Calculus and analysis
Post-16, calculus entails the study of change and is commonly divided into two major branches: differential calculus (or differentiation) and integral calculus (or integration). The two branches are linked by the remarkable fact that differentiation and integration are inverses (as encapsulated by the Fundamental Theorem of Calculus).
Mathematical analysis, usually referred to simply as ‘analysis’, is the branch of pure mathematics that encompasses differential and integral calculus but also extends to cover measure, limits, infinite series, and analytic functions. When students begin to study the calculus, their success depends on their previous experience and current knowledge of both algebra and geometry.
Students’ knowledge and ideas about functions and their capability to manipulate algebraic expressions are particularly important here, as are their ideas of ratio, similarity, measure, slope/rate/gradient, right-angled triangles, and circle geometry as it relates to radians. This entails students being able to interpret the graphs of functions such as simple polynomials, but also knowing about rational functions, trigonometric functions, and the relationship between powers and logarithms.
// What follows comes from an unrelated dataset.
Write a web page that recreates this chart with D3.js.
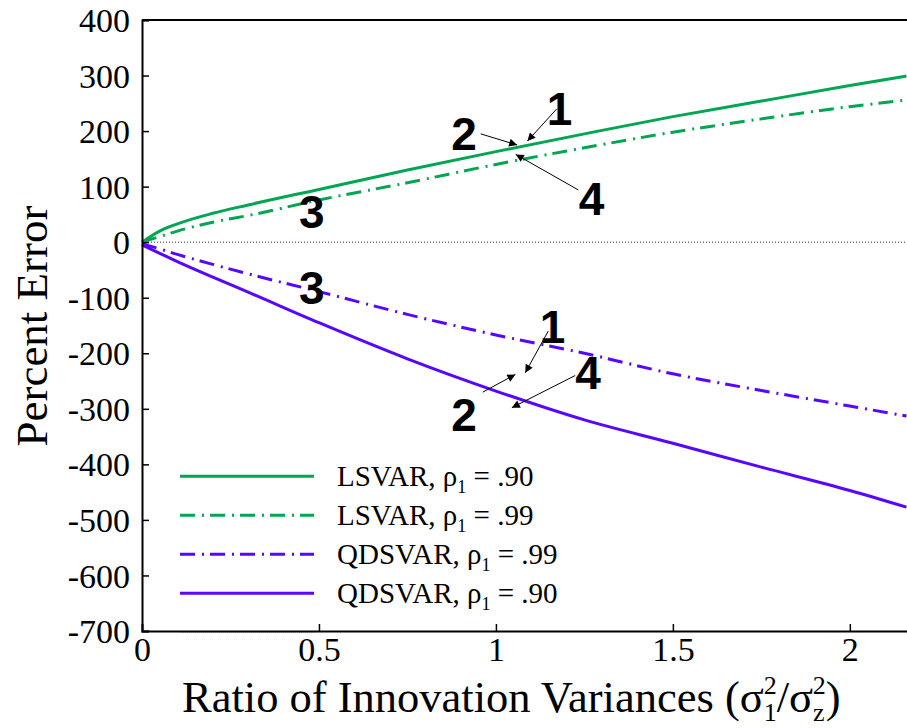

Different teaching approaches
Students who are taught the calculus beginning with the epsilon–delta definition of limits can encounter difficulties, and this has led to other teaching approaches being developed. One approach to differentiation, known as the ‘locally-straight approach’, is based around the idea of magnifying (or zooming in on) a part of a graph of a function to see it approximate to a straight line whose slope can be measured. The idea of ‘accumulation’ (of a quantity described by its rate of change) is being suggested for use in the teaching of integral calculus.
These teaching approaches (including ‘local straightness’ and ‘accumulation’) exploit the potential of computer environments to handle multiple representations (graphical, numeric, symbolic) of mathematical functions. This raises the question of whether students younger than 16, given appropriate technologies, might be able to engage with the mathematics of change and variation that is the focus of the calculus. This could lead to a new strand of the mathematics curriculum that is neither a simplified version of symbolic calculus, nor an exploration of linear functions and related notions of rate and ratio.